(Stored dataset items)
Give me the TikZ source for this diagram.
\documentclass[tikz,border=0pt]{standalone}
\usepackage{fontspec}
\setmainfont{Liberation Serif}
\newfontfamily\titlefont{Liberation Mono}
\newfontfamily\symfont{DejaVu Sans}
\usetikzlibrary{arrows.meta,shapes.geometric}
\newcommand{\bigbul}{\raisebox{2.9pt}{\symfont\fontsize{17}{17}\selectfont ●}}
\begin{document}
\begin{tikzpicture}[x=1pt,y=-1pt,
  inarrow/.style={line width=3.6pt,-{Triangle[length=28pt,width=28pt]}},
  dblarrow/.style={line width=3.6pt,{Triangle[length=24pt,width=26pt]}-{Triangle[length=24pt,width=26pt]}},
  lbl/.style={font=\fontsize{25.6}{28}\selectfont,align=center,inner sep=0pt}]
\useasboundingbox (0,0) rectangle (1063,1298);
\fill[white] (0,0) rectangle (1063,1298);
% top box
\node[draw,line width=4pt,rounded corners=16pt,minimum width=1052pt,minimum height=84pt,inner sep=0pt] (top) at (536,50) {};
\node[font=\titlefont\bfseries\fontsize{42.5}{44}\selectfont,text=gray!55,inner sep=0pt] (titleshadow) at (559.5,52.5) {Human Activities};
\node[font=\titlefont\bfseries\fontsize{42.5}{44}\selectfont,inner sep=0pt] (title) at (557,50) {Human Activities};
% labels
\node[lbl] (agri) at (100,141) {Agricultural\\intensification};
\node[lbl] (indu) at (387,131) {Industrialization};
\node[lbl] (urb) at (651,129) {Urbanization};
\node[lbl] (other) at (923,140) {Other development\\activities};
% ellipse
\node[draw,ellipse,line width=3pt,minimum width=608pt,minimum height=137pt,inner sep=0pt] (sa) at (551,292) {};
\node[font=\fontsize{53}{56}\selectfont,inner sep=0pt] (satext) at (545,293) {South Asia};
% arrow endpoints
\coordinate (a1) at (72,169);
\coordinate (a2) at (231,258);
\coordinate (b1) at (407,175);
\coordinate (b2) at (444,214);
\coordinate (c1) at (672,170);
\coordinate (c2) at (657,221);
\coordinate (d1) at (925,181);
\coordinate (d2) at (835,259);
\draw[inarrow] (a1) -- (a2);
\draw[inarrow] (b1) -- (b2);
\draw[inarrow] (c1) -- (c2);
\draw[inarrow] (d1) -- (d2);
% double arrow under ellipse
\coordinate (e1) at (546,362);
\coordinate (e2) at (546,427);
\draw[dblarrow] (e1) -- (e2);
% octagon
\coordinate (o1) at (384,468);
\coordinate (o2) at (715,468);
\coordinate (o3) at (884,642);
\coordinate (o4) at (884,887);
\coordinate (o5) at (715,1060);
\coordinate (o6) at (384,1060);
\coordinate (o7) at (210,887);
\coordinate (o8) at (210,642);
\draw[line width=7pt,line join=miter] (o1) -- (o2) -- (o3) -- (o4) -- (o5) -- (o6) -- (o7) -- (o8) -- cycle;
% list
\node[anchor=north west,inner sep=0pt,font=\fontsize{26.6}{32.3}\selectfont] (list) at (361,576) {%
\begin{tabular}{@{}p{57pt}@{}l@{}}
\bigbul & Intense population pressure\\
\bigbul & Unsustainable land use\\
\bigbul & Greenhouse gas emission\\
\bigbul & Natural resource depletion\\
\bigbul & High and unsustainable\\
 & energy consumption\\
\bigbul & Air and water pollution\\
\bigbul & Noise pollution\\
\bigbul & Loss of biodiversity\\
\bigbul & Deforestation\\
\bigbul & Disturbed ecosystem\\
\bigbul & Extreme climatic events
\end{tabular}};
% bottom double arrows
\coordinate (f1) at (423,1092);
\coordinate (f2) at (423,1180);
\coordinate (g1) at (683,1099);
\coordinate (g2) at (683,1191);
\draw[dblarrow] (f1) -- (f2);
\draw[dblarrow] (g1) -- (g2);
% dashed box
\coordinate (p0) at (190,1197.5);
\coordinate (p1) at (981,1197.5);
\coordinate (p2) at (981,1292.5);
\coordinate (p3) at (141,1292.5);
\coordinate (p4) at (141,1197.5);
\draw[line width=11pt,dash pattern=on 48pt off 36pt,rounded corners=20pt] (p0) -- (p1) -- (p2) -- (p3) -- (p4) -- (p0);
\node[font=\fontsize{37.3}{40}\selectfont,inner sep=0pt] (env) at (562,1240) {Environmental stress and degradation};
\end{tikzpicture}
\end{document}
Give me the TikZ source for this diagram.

▸ What is asked
Reproduce the material above exactly; please quote every line of it.

▸ Solution to the problem
Give me the TikZ source for this diagram.
\documentclass[tikz,border=0pt]{standalone}
\usepackage{fontspec}
\setmainfont{Liberation Serif}
\newfontfamily\titlefont{Liberation Mono}
\newfontfamily\symfont{DejaVu Sans}
\usetikzlibrary{arrows.meta,shapes.geometric}
\newcommand{\bigbul}{\raisebox{2.9pt}{\symfont\fontsize{17}{17}\selectfont ●}}
\begin{document}
\begin{tikzpicture}[x=1pt,y=-1pt,
  inarrow/.style={line width=3.6pt,-{Triangle[length=28pt,width=28pt]}},
  dblarrow/.style={line width=3.6pt,{Triangle[length=24pt,width=26pt]}-{Triangle[length=24pt,width=26pt]}},
  lbl/.style={font=\fontsize{25.6}{28}\selectfont,align=center,inner sep=0pt}]
\useasboundingbox (0,0) rectangle (1063,1298);
\fill[white] (0,0) rectangle (1063,1298);
% top box
\node[draw,line width=4pt,rounded corners=16pt,minimum width=1052pt,minimum height=84pt,inner sep=0pt] (top) at (536,50) {};
\node[font=\titlefont\bfseries\fontsize{42.5}{44}\selectfont,text=gray!55,inner sep=0pt] (titleshadow) at (559.5,52.5) {Human Activities};
\node[font=\titlefont\bfseries\fontsize{42.5}{44}\selectfont,inner sep=0pt] (title) at (557,50) {Human Activities};
% labels
\node[lbl] (agri) at (100,141) {Agricultural\\intensification};
\node[lbl] (indu) at (387,131) {Industrialization};
\node[lbl] (urb) at (651,129) {Urbanization};
\node[lbl] (other) at (923,140) {Other development\\activities};
% ellipse
\node[draw,ellipse,line width=3pt,minimum width=608pt,minimum height=137pt,inner sep=0pt] (sa) at (551,292) {};
\node[font=\fontsize{53}{56}\selectfont,inner sep=0pt] (satext) at (545,293) {South Asia};
% arrow endpoints
\coordinate (a1) at (72,169);
\coordinate (a2) at (231,258);
\coordinate (b1) at (407,175);
\coordinate (b2) at (444,214);
\coordinate (c1) at (672,170);
\coordinate (c2) at (657,221);
\coordinate (d1) at (925,181);
\coordinate (d2) at (835,259);
\draw[inarrow] (a1) -- (a2);
\draw[inarrow] (b1) -- (b2);
\draw[inarrow] (c1) -- (c2);
\draw[inarrow] (d1) -- (d2);
% double arrow under ellipse
\coordinate (e1) at (546,362);
\coordinate (e2) at (546,427);
\draw[dblarrow] (e1) -- (e2);
% octagon
\coordinate (o1) at (384,468);
\coordinate (o2) at (715,468);
\coordinate (o3) at (884,642);
\coordinate (o4) at (884,887);
\coordinate (o5) at (715,1060);
\coordinate (o6) at (384,1060);
\coordinate (o7) at (210,887);
\coordinate (o8) at (210,642);
\draw[line width=7pt,line join=miter] (o1) -- (o2) -- (o3) -- (o4) -- (o5) -- (o6) -- (o7) -- (o8) -- cycle;
% list
\node[anchor=north west,inner sep=0pt,font=\fontsize{26.6}{32.3}\selectfont] (list) at (361,576) {%
\begin{tabular}{@{}p{57pt}@{}l@{}}
\bigbul & Intense population pressure\\
\bigbul & Unsustainable land use\\
\bigbul & Greenhouse gas emission\\
\bigbul & Natural resource depletion\\
\bigbul & High and unsustainable\\
 & energy consumption\\
\bigbul & Air and water pollution\\
\bigbul & Noise pollution\\
\bigbul & Loss of biodiversity\\
\bigbul & Deforestation\\
\bigbul & Disturbed ecosystem\\
\bigbul & Extreme climatic events
\end{tabular}};
% bottom double arrows
\coordinate (f1) at (423,1092);
\coordinate (f2) at (423,1180);
\coordinate (g1) at (683,1099);
\coordinate (g2) at (683,1191);
\draw[dblarrow] (f1) -- (f2);
\draw[dblarrow] (g1) -- (g2);
% dashed box
\coordinate (p0) at (190,1197.5);
\coordinate (p1) at (981,1197.5);
\coordinate (p2) at (981,1292.5);
\coordinate (p3) at (141,1292.5);
\coordinate (p4) at (141,1197.5);
\draw[line width=11pt,dash pattern=on 48pt off 36pt,rounded corners=20pt] (p0) -- (p1) -- (p2) -- (p3) -- (p4) -- (p0);
\node[font=\fontsize{37.3}{40}\selectfont,inner sep=0pt] (env) at (562,1240) {Environmental stress and degradation};
\end{tikzpicture}
\end{document}
Give me the TikZ source for this diagram.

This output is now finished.